SIIA, FAST to target more software pirates
Two trade groups focused on fighting software piracy have signed a partnership agreement, with the goal of bringing more cases against people and businesses using unlicensed software.
The Software and Information Industry Association (SIIA), based in Washington, D.C., and the Federation Against Software Theft (FAST), with headquarters outside of London, announced the partnership Tuesday. With combined resources, the two groups should be able to pursue more antipiracy cases, said Keith Kupferschmid, SIIA's senior vice president for intellectual property policy and enforcement.
Both trade groups investigate reports of companies using unlicensed software and reach settlements with those businesses. The trade groups encourage whistle blowers to tell them about illegal software use.
During the last four years, SIIA has filed more than 100 lawsuits in the U.S. against online sellers dealing in counterfeit, OEM, academic, region-specific and other illegal software and publications, as well as organizations illegally using software and content, according to the trade group. The sellers and users of pirated software have paid millions of dollars in damages, and in some cases, law enforcement agencies have pursued criminal charges based on SIIA information.

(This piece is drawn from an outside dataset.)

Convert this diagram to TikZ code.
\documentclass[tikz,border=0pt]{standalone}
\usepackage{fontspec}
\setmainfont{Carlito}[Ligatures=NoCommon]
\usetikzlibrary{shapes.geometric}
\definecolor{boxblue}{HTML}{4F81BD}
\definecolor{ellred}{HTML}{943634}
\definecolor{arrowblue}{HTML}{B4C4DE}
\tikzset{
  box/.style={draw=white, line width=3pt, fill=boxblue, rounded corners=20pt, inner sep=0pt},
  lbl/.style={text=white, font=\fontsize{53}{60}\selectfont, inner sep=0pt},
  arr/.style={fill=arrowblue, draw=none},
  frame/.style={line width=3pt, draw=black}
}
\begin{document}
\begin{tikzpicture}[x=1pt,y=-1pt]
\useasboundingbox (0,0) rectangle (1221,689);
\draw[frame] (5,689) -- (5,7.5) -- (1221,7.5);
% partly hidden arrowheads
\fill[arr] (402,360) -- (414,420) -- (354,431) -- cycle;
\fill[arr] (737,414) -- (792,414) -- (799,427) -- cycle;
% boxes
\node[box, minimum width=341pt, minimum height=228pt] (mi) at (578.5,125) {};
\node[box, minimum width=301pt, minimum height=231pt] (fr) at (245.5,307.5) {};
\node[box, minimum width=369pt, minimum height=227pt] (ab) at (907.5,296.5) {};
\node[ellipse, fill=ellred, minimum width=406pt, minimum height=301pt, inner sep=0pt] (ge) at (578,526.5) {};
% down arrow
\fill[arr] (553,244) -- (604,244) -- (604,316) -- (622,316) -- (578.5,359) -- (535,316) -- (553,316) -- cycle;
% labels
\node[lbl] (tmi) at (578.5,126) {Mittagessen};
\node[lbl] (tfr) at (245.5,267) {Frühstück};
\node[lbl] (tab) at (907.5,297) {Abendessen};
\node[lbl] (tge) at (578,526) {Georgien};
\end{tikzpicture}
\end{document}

The new agreement will allow the two trade groups to share resources and to help each other during piracy investigations in the U.S. and Europe, Kupferschmid said. "Piracy is such a global problem now that we need to work in a global environment," he said. "In the past, we may have been, frankly, stymied because we ran into a brick wall because of a lack of resources or connections, or couldn't get some level of international cooperation."
An international partnership is important because many sellers of pirated software "hop from one country to the next to the next," he added.
The memorandum of understanding between SIIA and FAST also has the two groups working together to lobby government officials on intellectual property issues and to research ways to best shut down software piracy operations, the groups said in a press release.